The title of this page is "performance", however, within that single term multiple meanings can be found.
Scalability
Scalability refers to a systems ability to handle more concurrent requests. It does not refer to speed and so strictly speaking it is only partially related to performance. It is likely that a more performant system will be able to scale better because it can dispatch requests more quickly, however, scalability is all about being able to replicate that performance across more servers.

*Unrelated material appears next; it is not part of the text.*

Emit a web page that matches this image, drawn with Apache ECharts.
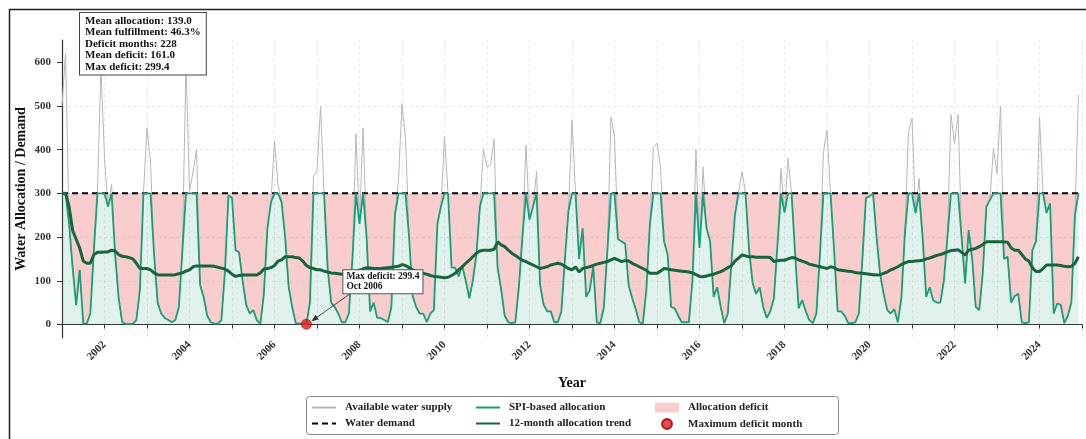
<!DOCTYPE html>
<html><head><meta charset="utf-8">
<script src="https://cdn.jsdelivr.net/npm/echarts@6/dist/echarts.min.js"></script>
<style>html,body{margin:0;padding:0;background:#fff}#c{width:1086px;height:439px}</style>
</head><body><div id="c"></div>
<script>
// ---------- data (monthly, Jan 2001 .. Dec 2024) ----------
const startYear = 2001;
const allocation = [
 300,300,230,130,44,125,2,2,25,170,300,300,
 300,270,300,160,60,5,1,1,2,10,80,300,
 300,300,160,50,25,15,10,5,10,40,170,300,
 300,300,300,90,63,20,5,2,2,10,120,295,
 290,170,165,100,45,25,33,10,1,70,220,280,
 300,300,280,200,86,40,3,2,2,0.6,50,300,
 300,300,300,130,50,40,25,5,5,25,150,300,
 230,300,200,30,50,15,15,10,5,40,250,300,
 300,300,200,65,40,25,25,5,25,33,230,270,
 300,300,130,130,110,135,100,60,100,160,270,300,
 300,300,300,130,80,20,5,3,5,86,200,300,
 240,270,300,90,45,30,30,5,5,30,150,260,
 300,300,150,220,63,78,132,5,3,40,170,300,
 300,195,190,185,90,60,35,5,2,80,230,300,
 300,300,190,160,40,37,20,5,5,5,100,300,
 175,300,220,190,63,85,40,3,25,140,250,300,
 300,300,170,95,70,85,40,15,30,60,180,300,
 256,300,300,160,37,56,30,10,3,25,160,300,
 300,300,170,30,30,20,3,3,5,25,150,290,
 293,300,200,115,70,33,25,35,5,60,210,300,
 300,255,300,200,63,85,55,50,50,100,200,300,
 300,300,200,94,216,150,40,33,120,270,285,300,
 300,300,150,155,50,65,70,5,3,5,170,190,
 300,300,255,277,25,48,45,3,20,50,250,300
];
const supply = [
 500,620,230,130,44,125,2,2,25,170,300,590,
 380,270,320,160,60,5,1,1,2,10,80,300,
 450,370,160,50,25,15,10,5,10,40,170,600,
 305,350,400,90,63,20,5,2,2,10,120,295,
 290,170,165,100,45,25,33,10,1,70,220,280,
 420,320,280,200,86,40,3,2,2,0.6,50,340,
 350,500,300,130,50,40,25,5,5,25,150,437,
 230,450,200,30,50,15,15,10,5,40,250,330,
 505,425,200,65,40,25,25,5,25,33,230,270,
 430,300,130,130,110,135,100,60,100,160,270,400,
 360,365,425,130,80,20,5,3,5,86,200,410,
 240,270,350,90,45,30,30,5,5,30,150,260,
 468,300,150,220,63,78,132,5,3,40,170,475,
 430,195,190,185,90,60,35,5,2,80,230,405,
 415,360,190,160,40,37,20,5,5,5,100,400,
 175,360,220,190,63,85,40,3,25,140,250,300,
 350,300,170,95,70,85,40,15,30,60,180,357,
 256,380,300,160,37,56,30,10,3,25,160,395,
 445,300,170,30,30,20,3,3,5,25,150,290,
 293,300,200,115,70,33,25,35,5,60,210,441,
 472,255,334,200,63,85,55,50,50,100,200,480,
 415,480,200,94,216,150,40,33,120,270,285,403,
 346,500,150,155,50,65,70,5,3,5,170,190,
 475,300,255,277,25,48,45,3,20,50,250,525
];
const trend = [
 300,300,270,215,195,175,145,140,140,160,165,165,
 166,166,170,168,160,156,155,153,150,140,128,128,
 128,125,118,114,113,113,113,113,114,116,118,122,
 125,132,134,134,134,134,134,133,131,129,127,122,
 115,110,112,113,113,113,113,113,118,127,128,130,
 135,145,148,155,155,155,153,152,145,135,130,128,
 125,125,122,120,118,117,116,115,116,117,119,121,
 124,127,130,129,128,128,128,129,130,131,132,133,
 137,135,130,125,120,117,117,115,112,110,109,108,
 107,108,112,117,125,132,140,147,155,163,168,170,
 170,170,172,189,182,178,170,163,158,152,147,144,
 140,136,132,128,130,132,136,138,140,138,133,128,
 125,132,120,128,130,132,135,138,140,142,144,148,
 151,148,144,146,145,140,136,132,128,124,117,117,
 117,122,128,127,125,124,123,122,121,120,118,114,
 110,109,111,113,115,118,121,125,130,134,145,152,
 159,157,155,155,154,154,154,154,153,144,146,147,
 147,150,153,152,148,145,142,138,136,134,132,130,
 128,132,130,125,124,123,122,121,119,118,117,116,
 115,114,113,114,117,120,125,128,132,137,141,144,
 144,145,146,147,150,152,155,158,160,163,166,169,
 170,171,165,159,170,172,174,178,183,189,189,189,
 189,189,189,188,175,170,170,160,150,145,130,121,
 121,128,136,136,136,136,135,133,132,133,140,155
];
const DEMAND = 300;
const maxDeficitIndex = 69;          // Oct 2006
const maxDeficitLabel = ['Max deficit: 299.4', 'Oct 2006'];
const statsLines = ['Mean allocation: 139.0', 'Mean fulfillment: 46.3%', 'Deficit months: 228', 'Mean deficit: 161.0', 'Max deficit: 299.4'];
const yTicks = [0, 100, 200, 300, 400, 500, 600];
const xLabelYears = [2002, 2004, 2006, 2008, 2010, 2012, 2014, 2016, 2018, 2020, 2022, 2024];
const names = {
  supply: 'Available water supply', demand: 'Water demand', alloc: 'SPI-based allocation',
  trend: '12-month allocation trend', deficit: 'Allocation deficit', maxd: 'Maximum deficit month'
};

// ---------- build ----------
const FONT = '"Liberation Serif", "DejaVu Serif", serif';
const N = allocation.length;
const xs = allocation.map((_, i) => startYear + i / 12);
const pts = arr => arr.map((v, i) => [xs[i], v]);
const demandLine = xs.map(() => DEMAND);
const zeroLine = xs.map(() => 0);

// filled band between two series, drawn through the axes' own scales
function band(name, upper, lower, color) {
  return {
    type: 'custom', name, silent: true, z: 1, color, itemStyle: {color},
    data: [[xs[0], 0]],
    renderItem: (params, api) => {
      const top = upper.map((v, i) => api.coord([xs[i], v]));
      const bot = lower.map((v, i) => api.coord([xs[i], v])).reverse();
      return {type: 'polygon', shape: {points: top.concat(bot)}, style: {fill: color}};
    }
  };
}

const chart = echarts.init(document.getElementById('c'), null, {renderer: 'canvas'});
const legendText = {fontFamily: FONT, fontWeight: 'bold', fontSize: 11, color: '#222', padding: [0, 0, 0, 4]};
const legendBase = {orient: 'vertical', top: 402, padding: 0, itemGap: 5, itemWidth: 24, itemHeight: 10, textStyle: legendText, selectedMode: false};

chart.setOption({
  animation: false,
  grid: {left: 62, right: 4, top: 40, bottom: 101},
  xAxis: {
    type: 'value', min: 2001, max: 2025, interval: 1,
    name: 'Year', nameLocation: 'middle', nameGap: 38, nameMoveOverlap: false,
    nameTextStyle: {fontFamily: FONT, fontWeight: 'bold', fontSize: 14, color: '#111'},
    axisLine: {lineStyle: {color: '#333', width: 1.2}},
    axisTick: {length: 4, lineStyle: {color: '#333'}},
    axisLabel: {rotate: 45, margin: 5, formatter: v => xLabelYears.includes(v) ? String(v) : '',
      fontFamily: FONT, fontWeight: 'bold', fontSize: 11, color: '#333'},
    splitLine: {show: true, lineStyle: {type: [3, 3], color: '#e2e2e2', width: 0.8}}
  },
  yAxis: {
    type: 'value', min: -31, max: 651,
    name: 'Water Allocation / Demand', nameLocation: 'middle', nameGap: 34, nameRotate: 90, nameMoveOverlap: false,
    nameTextStyle: {fontFamily: FONT, fontWeight: 'bold', fontSize: 14, color: '#111'},
    axisLine: {show: true, lineStyle: {color: '#333', width: 1.2}},
    axisTick: {show: true, length: 5, customValues: yTicks, lineStyle: {color: '#333'}},
    axisLabel: {customValues: yTicks, margin: 11, fontFamily: FONT, fontWeight: 'bold', fontSize: 11, color: '#333'},
    splitLine: {show: true, showMinLine: false, showMaxLine: false, lineStyle: {type: [3, 3], color: '#e2e2e2', width: 0.8}}
  },
  legend: [
    Object.assign({left: 311, data: [names.supply, names.demand], itemStyle: {opacity: 0}}, legendBase),
    Object.assign({left: 475, data: [names.alloc, names.trend], itemStyle: {opacity: 0}}, legendBase),
    Object.assign({left: 655, data: [{name: names.deficit, icon: 'rect'}, {name: names.maxd, icon: 'circle'}]}, legendBase)
  ],
  series: [
    band('allocFill', allocation, zeroLine, 'rgba(27,158,119,0.13)'),
    band(names.deficit, demandLine, allocation, 'rgba(236,100,100,0.32)'),
    {type: 'line', name: names.supply, data: pts(supply), symbol: 'none', color: '#b5b5c2',
      lineStyle: {width: 1, color: '#b5b5c2'}, z: 2},
    {type: 'line', name: names.demand, data: [[xs[0], DEMAND], [xs[N - 1], DEMAND]], symbol: 'none', color: '#000',
      lineStyle: {width: 2, type: [6, 4], color: '#000'}, z: 3},
    {type: 'line', name: names.alloc, data: pts(allocation), symbol: 'none', color: '#1b9e77',
      lineStyle: {width: 1.8, color: '#1b9e77'}, z: 4},
    {type: 'line', name: names.trend, data: pts(trend), symbol: 'none', color: '#17643f',
      lineStyle: {width: 3, color: '#17643f'}, z: 5},
    {type: 'scatter', name: names.maxd, data: [[xs[maxDeficitIndex], allocation[maxDeficitIndex]]],
      symbolSize: 10, color: '#e31a1c', itemStyle: {color: '#e31a1c', borderColor: '#8b0000', borderWidth: 0.8}, z: 6}
  ]
});

// ---------- annotations (placed relative to the data point) ----------
const p = chart.convertToPixel({gridIndex: 0}, [xs[maxDeficitIndex], allocation[maxDeficitIndex]]);
const boxX = p[0] + 37, boxY = p[1] - 54;
const aStart = [p[0] + 46, p[1] - 32], aEnd = [p[0] + 5, p[1] - 3];
const dx = aEnd[0] - aStart[0], dy = aEnd[1] - aStart[1], L = Math.hypot(dx, dy);
const ux = dx / L, uy = dy / L, hl = 7, hw = 2.8;
const headBase = [aEnd[0] - ux * hl, aEnd[1] - uy * hl];

chart.setOption({
  graphic: [
    {type: 'rect', left: 7, top: 7, shape: {width: 1100, height: 450}, style: {fill: 'none', stroke: '#222', lineWidth: 1.5}, silent: true},
    {type: 'rect', left: 306, top: 396, z: -1, shape: {width: 532, height: 38, r: 3}, style: {fill: '#fff', stroke: '#888', lineWidth: 1}, silent: true},
    {type: 'text', left: 79, top: 12, z: 100, style: {text: statsLines.join('\n'), font: 'bold 11px ' + FONT, fill: '#111',
      lineHeight: 11.5, backgroundColor: '#fff', borderColor: '#444', borderWidth: 1, padding: [2, 5, 2, 5]}},
    {type: 'line', z: 100, shape: {x1: aStart[0], y1: aStart[1], x2: headBase[0], y2: headBase[1]}, style: {stroke: '#333', lineWidth: 0.9}},
    {type: 'polygon', z: 100, shape: {points: [aEnd, [headBase[0] - uy * hw, headBase[1] + ux * hw], [headBase[0] + uy * hw, headBase[1] - ux * hw]]}, style: {fill: '#333'}},
    {type: 'text', x: boxX, y: boxY, z: 100, style: {text: maxDeficitLabel.join('\n'), font: 'bold 9.5px ' + FONT, fill: '#111',
      lineHeight: 10.5, backgroundColor: '#fff', borderColor: '#555', borderWidth: 1, padding: [1, 3, 1, 3]}}
  ]
});
</script>
</body></html>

On the server side, Drupal is not known for being all that performant. Page loads are on the slowish side although that certainly has been improving with the speed ups we have seen in PHP in recent versions. Drupal sites do feel much snappier on the backend these days. That aside, the Drupal ecosystem has ensured that it scales well using a number of techniques, mostly based around caching of one sort or another:
- Entity caching enables entities to be loaded much faster, avoiding the heavy overhead of loading nodes and the various fields they may support.
- Page caching enables entire pages to be served quickly based on the user role accessing them.
- Caching values in RAM, rather than on disk, also improves things with data being served much more efficiently from the backend.
- Caching in reverse proxies such as Varnish and the serving of assets from CDNs enables fast delivery of sites to users all around the world.
- Sophisticated cache invalidation algorithms ensure that data stays cached for as long as possible.
Drupal has therefore evolved a number of techniques which make it a scalable enterprise platform. Mature hosting platforms such as Pantheon, Acquia and GovCMS (and others) ensure that these caching layers are in place and configured properly. A scalable system is within the easy reach of most Drupal developers and implementors.
Performance
It is of course very important to have performant code on the backend. If you have problems in the algorithms you are using, throwing more hardware at the problem is not going to solve the problem. Well written code and the appropriate use of indexes can lead to improvements of many orders of magnitude.
That is all on the server side.
Assuming that we have a well performing website, the real place users see performance is in the clientside. On the clientside there is the issue of latency and the loading of assets. If the HTML and associated assets have not been assembled correctly the page will feel slow to users. This is one area where a well designed and implemented site will make all of the difference.
Lighthouse
Developers have access to a very handy tool called Lighthouse, which is able to report on a site's clientside performance. It measures, amongst other things:
- page performance
- SEO
- accessibility and
- best practices.
Optimising these scores is a solid way to improve the site because these scores will be used by Google in measuring the quality of a site and will most likely feed back into their search ranking algorithms. Having a great performing site on the frontend therefore will have a tangible benefit for your users and your SEO rankings.
The Morpht approach
Morpht pays particular attention to the performance score provided by Lighthouse. It is generally not possible to attain perfection here but it is worth trying. For each site build we will:
- Use responsive images to ensure they are correctly sized for the device.
- Size images appropriately to ensure too much data is not being sent.
- Aggregate assets such as CSS and JS to reduce the number of requests.
- Use protocols such as HTTP 2 to lead to more efficient download of assets.
- Avoid using too many Javascript libraries.
- Avoid code which blocks the display and interactivity of the page.